I'm not suggesting that society tolerate dishonesty or criminality. My point is that those caught up in addiction usually can't recognize that they're being dishonest. Instead of censure and punishment they need help healing from "this problem." Those who love people who are addicted also need help understanding addiction, so they can learn to protect themselves and to recover from the prolonged damage it can cause in families and communities.

Finally, we need to learn how to talk sensibly with our children about addiction prevention. Regina Labelle, chief of staff in President Barack Obama's Office of National Drug Control Policy, told the summit audience, "It's hard to talk to kids about prescription drug abuse."

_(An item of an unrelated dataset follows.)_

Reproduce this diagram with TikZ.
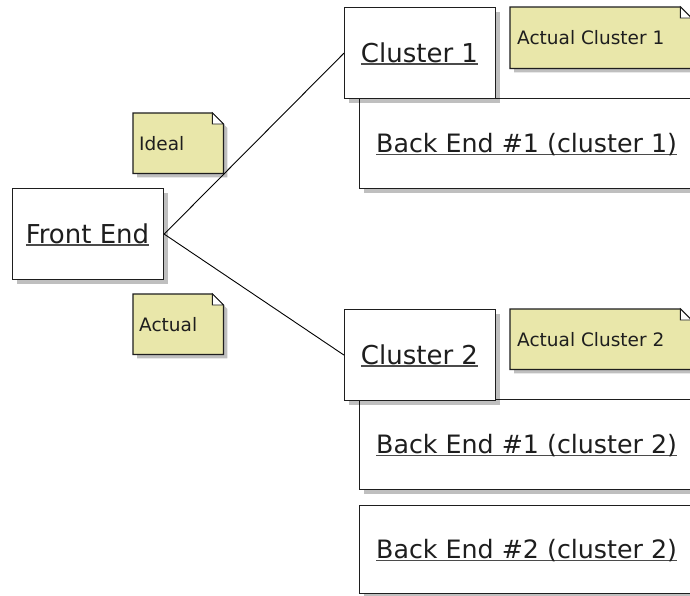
\documentclass[tikz,border=0pt]{standalone}
\usepackage{fontspec}
\setmainfont{DejaVu Sans}
\usetikzlibrary{shadows}
\definecolor{notefill}{RGB}{233,231,170}
\definecolor{inkcol}{RGB}{30,30,30}
% underline at a fixed depth, independent of descenders
\newcommand\ulined[1]{\setbox0\hbox{#1}\rlap{\color{inkcol!80}\rule[-2.8pt]{\wd0}{1.4pt}}\box0}
\begin{document}
\begin{tikzpicture}[x=1pt,y=-1pt,
  shade/.style={drop shadow={shadow xshift=4pt, shadow yshift=-4pt, opacity=0.25, fill=black}},
  box/.style={rectangle, draw=inkcol, line width=1.2pt, fill=white, inner sep=0, anchor=north west, shade},
  frame/.style={rectangle, inner sep=0, anchor=north west},
  notepath/.style={draw=inkcol, line width=1.2pt, fill=notefill, line join=miter, shade},
  foldpath/.style={draw=inkcol, line width=0.9pt, fill=white},
  big/.style={font=\fontsize{26}{30}\selectfont, text=inkcol, inner sep=0, anchor=base},
  wide/.style={font=\fontsize{25.3}{30}\selectfont, text=inkcol, inner sep=0, anchor=base west},
  small/.style={font=\fontsize{18.5}{22}\selectfont, text=inkcol, inner sep=0, anchor=base west},
  link/.style={draw=black, line width=0.9pt}]
\clip (0,0) rectangle (690,595);
\fill[white] (0,0) rectangle (690,595);

% back ends (drawn first, clusters sit on top of them)
\node[box, minimum width=360, minimum height=90] (be1c1) at (359,98) {};
\node[wide] (be1c1t) at (376,152.4) {\ulined{Back End \#1 (cluster 1)}};
\node[box, minimum width=360, minimum height=90] (be1c2) at (359,399) {};
\node[wide] (be1c2t) at (376,453.4) {\ulined{Back End \#1 (cluster 2)}};
\node[box, minimum width=360, minimum height=88] (be2c2) at (359,505) {};
\node[wide] (be2c2t) at (376,558.4) {\ulined{Back End \#2 (cluster 2)}};

% front end and clusters
\node[box, minimum width=151, minimum height=91] (fe) at (12,188) {};
\node[big] (fet) at (87.5,243) {\ulined{Front End}};
\node[box, minimum width=151, minimum height=91] (c1) at (344,7) {};
\node[big] (c1t) at (419.5,62) {\ulined{Cluster 1}};
\node[box, minimum width=151, minimum height=91] (c2) at (344,309) {};
\node[big] (c2t) at (419.5,364) {\ulined{Cluster 2}};

% notes with a folded corner
\node[frame, minimum width=90, minimum height=60] (ideal) at (133,113) {};
\node[frame, minimum width=90, minimum height=60] (actual) at (133,294) {};
\node[frame, minimum width=181, minimum height=61] (ac1) at (510,7) {};
\node[frame, minimum width=181, minimum height=60] (ac2) at (510,309) {};
\foreach \n in {ideal,actual,ac1,ac2}{
  \path[notepath] (\n.north west) -- ([xshift=-11pt]\n.north east)
     -- ([yshift=-11pt]\n.north east) -- (\n.south east) -- (\n.south west) -- cycle;
  \path[foldpath] ([xshift=-11pt]\n.north east) |- ([yshift=-11pt]\n.north east) -- cycle;
}
\node[small] (idealt) at (139,150) {Ideal};
\node[small] (actualt) at (139,331) {Actual};
\node[small] (ac1t) at (517,44) {Actual Cluster 1};
\node[small] (ac2t) at (517,346) {Actual Cluster 2};

% connectors
\path[link] (fe.east) -- (c1.west);
\path[link] (fe.east) -- (c2.west);
\end{tikzpicture}
\end{document}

But why? Kids are imaginative and intelligent creatures, and metaphor and story always work well to explain tough subjects. In my experience, speaking to them about addiction is a matter of letting them know that an internal switch exists inside the body and mind that gets flipped once we're exposed to chemicals or behavior that change or suppress one's feelings. With greater and more frequent exposure to drugs and alcohol, people with a genetic predisposition to addiction run the risk of flipping that switch permanently. Once the switch is soldered to "On," it can never be turned off. So it's important for kids to learn to deal productively with feelings and to be extremely careful about their exposure to these substances and behaviors.

I've been talking to my son about this disease that runs in his family for three years. He understands that when he goes to high school this month, he needs to be especially alert about drinking and drug use.

I'm not too worried. He's a competitive soccer player who, when injured, is vigilant even about how much ibuprofen he takes. He knows substances and behaviors can change feelings. He knows addiction can kill. So far, he wants to experience life as it is.

And this part of the message is equally important, and often forgotten: If the switch gets flipped, it's important to get help, no matter what it costs, and sooner rather than later. Effective help exists, and it saves lives.